= Data section =
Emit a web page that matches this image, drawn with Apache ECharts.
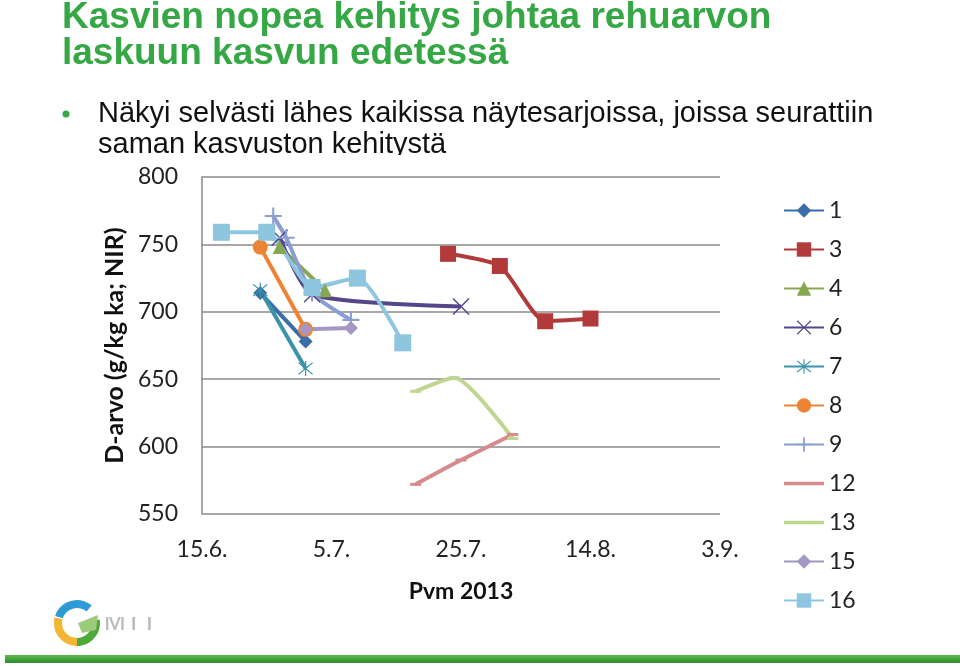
<!DOCTYPE html>
<html><head><meta charset="utf-8">
<script src="https://cdn.jsdelivr.net/npm/echarts@6/dist/echarts.min.js"></script>
<style>html,body{margin:0;padding:0;background:#fff}#c{width:960px;height:666px}</style>
</head><body><div id="c"></div>
<script>
// ---- data ----
const titleLines = ['Kasvien nopea kehitys johtaa rehuarvon', 'laskuun kasvun edetessä'];
const bulletLines = ['Näkyi selvästi lähes kaikissa näytesarjoissa, joissa seurattiin', 'saman kasvuston kehitystä'];
const yAxisName = 'D-arvo (g/kg ka; NIR)';
const xAxisName = 'Pvm 2013';
const xStart = '2013-06-15';
const xTickLabels = ['15.6.', '5.7.', '25.7.', '14.8.', '3.9.'];
const seriesNames = ['1', '3', '4', '6', '7', '8', '9', '12', '13', '15', '16'];

const s1Dates = ['2013-06-24', '2013-07-01'];
const s1Values = [714, 678];
const s3Dates = ['2013-07-23', '2013-07-31', '2013-08-07', '2013-08-14'];
const s3Values = [743, 734, 693, 695];
const s4Dates = ['2013-06-27', '2013-07-04'];
const s4Values = [748, 716];
const s6Dates = ['2013-06-27', '2013-07-02', '2013-07-25'];
const s6Values = [755, 713, 704];
const s7Dates = ['2013-06-24', '2013-07-01'];
const s7Values = [716, 658];
const s8Dates = ['2013-06-24', '2013-07-01'];
const s8Values = [748, 687];
const s9Dates = ['2013-06-26', '2013-06-28', '2013-07-02', '2013-07-08'];
const s9Values = [771, 755, 714, 694];
const s12Dates = ['2013-07-18', '2013-07-25', '2013-08-02'];
const s12Values = [572, 590, 609];
const s13Dates = ['2013-07-18', '2013-07-24', '2013-08-02'];
const s13Values = [641, 651, 606];
const s15Dates = ['2013-07-01', '2013-07-08'];
const s15Values = [687, 688];
const s16Dates = ['2013-06-18', '2013-06-25', '2013-07-02', '2013-07-09', '2013-07-16'];
const s16Values = [759, 759, 718, 725, 677];

// ---- build ----
const dayMs = 86400000;
const t0 = Date.parse(xStart + 'T00:00:00Z');
function pts(dates, vals) {
  return dates.map((d, i) => [(Date.parse(d + 'T00:00:00Z') - t0) / dayMs, vals[i]]);
}
const plusPath = 'path://M-0.12,-1H0.12V-0.12H1V0.12H0.12V1H-0.12V0.12H-1V-0.12H-0.12Z';
const xPath = 'path://M-1,-0.88L-0.88,-1L0,-0.12L0.88,-1L1,-0.88L0.12,0L1,0.88L0.88,1L0,0.12L-0.88,1L-1,0.88L-0.12,0Z';
const starPath = 'path://M-1,-0.88L-0.88,-1L0,-0.12L0.88,-1L1,-0.88L0.12,0L1,0.88L0.88,1L0,0.12L-0.88,1L-1,0.88L-0.12,0Z M-0.08,-1.2H0.08V1.2H-0.08Z';
const lineIcon = 'path://M0,0H40V3.4H0Z';

const defs = [
  {d: pts(s1Dates, s1Values), c: '#3B6EA8', sym: 'diamond', sz: 14},
  {d: pts(s3Dates, s3Values), c: '#B33A3A', sym: 'rect', sz: 16},
  {d: pts(s4Dates, s4Values), c: '#86A84E', sym: 'triangle', sz: 14},
  {d: pts(s6Dates, s6Values), c: '#55468A', sym: xPath, sz: 17},
  {d: pts(s7Dates, s7Values), c: '#3B93AB', sym: starPath, sz: 15},
  {d: pts(s8Dates, s8Values), c: '#EC8433', sym: 'circle', sz: 15},
  {d: pts(s9Dates, s9Values), c: '#8A9ED3', sym: plusPath, sz: 17},
  {d: pts(s12Dates, s12Values), c: '#D68B8D', sym: 'rect', sz: [11, 3], plain: true},
  {d: pts(s13Dates, s13Values), c: '#BED690', sym: 'rect', sz: [11, 3], plain: true},
  {d: pts(s15Dates, s15Values), c: '#A497C4', sym: 'diamond', sz: 14},
  {d: pts(s16Dates, s16Values), c: '#8DC6DE', sym: 'rect', sz: 17}
];
const series = defs.map((s, i) => ({
  name: seriesNames[i], type: 'line', data: s.d, smooth: 0.2,
  symbol: s.sym, symbolSize: s.sz,
  lineStyle: {color: s.c, width: 4},
  itemStyle: {color: s.c},
  emphasis: {disabled: true}, animation: false
}));
const legendData = seriesNames.map((n, i) => defs[i].plain ? {name: n, icon: lineIcon} : n);

const chart = echarts.init(document.getElementById('c'));
const font = 'Lato, "Open Sans", sans-serif';
chart.setOption({
  animation: false,
  backgroundColor: '#fff',
  grid: {left: 202, right: 240, top: 177, bottom: 152},
  xAxis: {
    type: 'value', min: 0, max: 80, interval: 20,
    axisLine: {show: false}, axisTick: {show: false}, splitLine: {show: false},
    axisLabel: {formatter: v => xTickLabels[v / 20], fontSize: 23, color: '#222', fontFamily: font, margin: 24},
    name: xAxisName, nameLocation: 'middle', nameGap: 66,
    nameTextStyle: {fontSize: 23, fontWeight: 'bold', color: '#111', fontFamily: font}
  },
  yAxis: {
    type: 'value', min: 550, max: 800, interval: 50,
    axisLine: {show: true, lineStyle: {color: '#888', width: 1.5}}, axisTick: {show: false},
    splitLine: {lineStyle: {color: '#8a8a8a', width: 1.5}},
    axisLabel: {fontSize: 23, color: '#222', fontFamily: font, margin: 24},
    name: yAxisName, nameLocation: 'middle', nameGap: 73, nameRotate: 90,
    nameTextStyle: {fontSize: 25, fontWeight: 'bold', color: '#111', fontFamily: font}
  },
  legend: {
    orient: 'vertical', left: 778, top: 194, itemWidth: 40, itemHeight: 18, itemGap: 16,
    data: legendData,
    textStyle: {fontSize: 23, color: '#222', fontFamily: font, lineHeight: 23},
    selectedMode: false
  },
  series: series,
  graphic: [
    {type: 'text', left: 62, top: -1, z: 10, style: {text: titleLines.join('\n'), fill: '#35A845', font: 'bold 37px "Liberation Sans", Arial, sans-serif', lineHeight: 36}},
    {type: 'circle', z: 10, shape: {cx: 66, cy: 114, r: 3.5}, style: {fill: '#35A845'}},
    {type: 'text', left: 98, top: 98, z: -20, style: {text: bulletLines.join('\n'), fill: '#111', font: '29px "Liberation Sans", Arial, sans-serif', lineHeight: 31}},
    {type: 'rect', z: -10, shape: {x: 0, y: 155, width: 960, height: 511}, style: {fill: '#fff'}},
    {type: 'arc', z: 5, shape: {cx: 77, cy: 623, r: 19, startAngle: Math.PI * 1.1, endAngle: Math.PI * 1.72}, style: {stroke: '#2F9BD6', lineWidth: 8, fill: null}},
    {type: 'arc', z: 5, shape: {cx: 77, cy: 623, r: 19, startAngle: Math.PI * 0.5, endAngle: Math.PI * 1.08}, style: {stroke: '#F2B632', lineWidth: 8, fill: null}},
    {type: 'arc', z: 5, shape: {cx: 77, cy: 623, r: 19, startAngle: Math.PI * -0.05, endAngle: Math.PI * 0.5}, style: {stroke: '#4FA93A', lineWidth: 8, fill: null}},
    {type: 'polygon', z: 5, shape: {points: [[78, 623], [98, 615], [96, 630], [82, 633]]}, style: {fill: '#9CCB7A'}},
    {type: 'text', left: 104, top: 610, z: 4, style: {text: 'MTT', fill: '#b8b8b8', font: '26px "Liberation Sans", Arial, sans-serif'}},
    {type: 'rect', z: 4.5, shape: {x: 100, y: 600, width: 70, height: 17}, style: {fill: '#fff'}},
    {type: 'rect', z: 5, shape: {x: 5, y: 655, width: 955, height: 8}, style: {fill: new echarts.graphic.LinearGradient(0, 0, 0, 1, [{offset: 0, color: '#5DBB4C'}, {offset: 1, color: '#2E8B2E'}])}}
  ]
});
</script></body></html>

= What is required =
Restate the data word for word from its first line through the line with "const s16Values = [759, 759, 718, 725, 677];", leaving out any picture along the way.

= Result for this task =
Emit a web page that matches this image, drawn with Apache ECharts.
<!DOCTYPE html>
<html><head><meta charset="utf-8">
<script src="https://cdn.jsdelivr.net/npm/echarts@6/dist/echarts.min.js"></script>
<style>html,body{margin:0;padding:0;background:#fff}#c{width:960px;height:666px}</style>
</head><body><div id="c"></div>
<script>
// ---- data ----
const titleLines = ['Kasvien nopea kehitys johtaa rehuarvon', 'laskuun kasvun edetessä'];
const bulletLines = ['Näkyi selvästi lähes kaikissa näytesarjoissa, joissa seurattiin', 'saman kasvuston kehitystä'];
const yAxisName = 'D-arvo (g/kg ka; NIR)';
const xAxisName = 'Pvm 2013';
const xStart = '2013-06-15';
const xTickLabels = ['15.6.', '5.7.', '25.7.', '14.8.', '3.9.'];
const seriesNames = ['1', '3', '4', '6', '7', '8', '9', '12', '13', '15', '16'];

const s1Dates = ['2013-06-24', '2013-07-01'];
const s1Values = [714, 678];
const s3Dates = ['2013-07-23', '2013-07-31', '2013-08-07', '2013-08-14'];
const s3Values = [743, 734, 693, 695];
const s4Dates = ['2013-06-27', '2013-07-04'];
const s4Values = [748, 716];
const s6Dates = ['2013-06-27', '2013-07-02', '2013-07-25'];
const s6Values = [755, 713, 704];
const s7Dates = ['2013-06-24', '2013-07-01'];
const s7Values = [716, 658];
const s8Dates = ['2013-06-24', '2013-07-01'];
const s8Values = [748, 687];
const s9Dates = ['2013-06-26', '2013-06-28', '2013-07-02', '2013-07-08'];
const s9Values = [771, 755, 714, 694];
const s12Dates = ['2013-07-18', '2013-07-25', '2013-08-02'];
const s12Values = [572, 590, 609];
const s13Dates = ['2013-07-18', '2013-07-24', '2013-08-02'];
const s13Values = [641, 651, 606];
const s15Dates = ['2013-07-01', '2013-07-08'];
const s15Values = [687, 688];
const s16Dates = ['2013-06-18', '2013-06-25', '2013-07-02', '2013-07-09', '2013-07-16'];
const s16Values = [759, 759, 718, 725, 677];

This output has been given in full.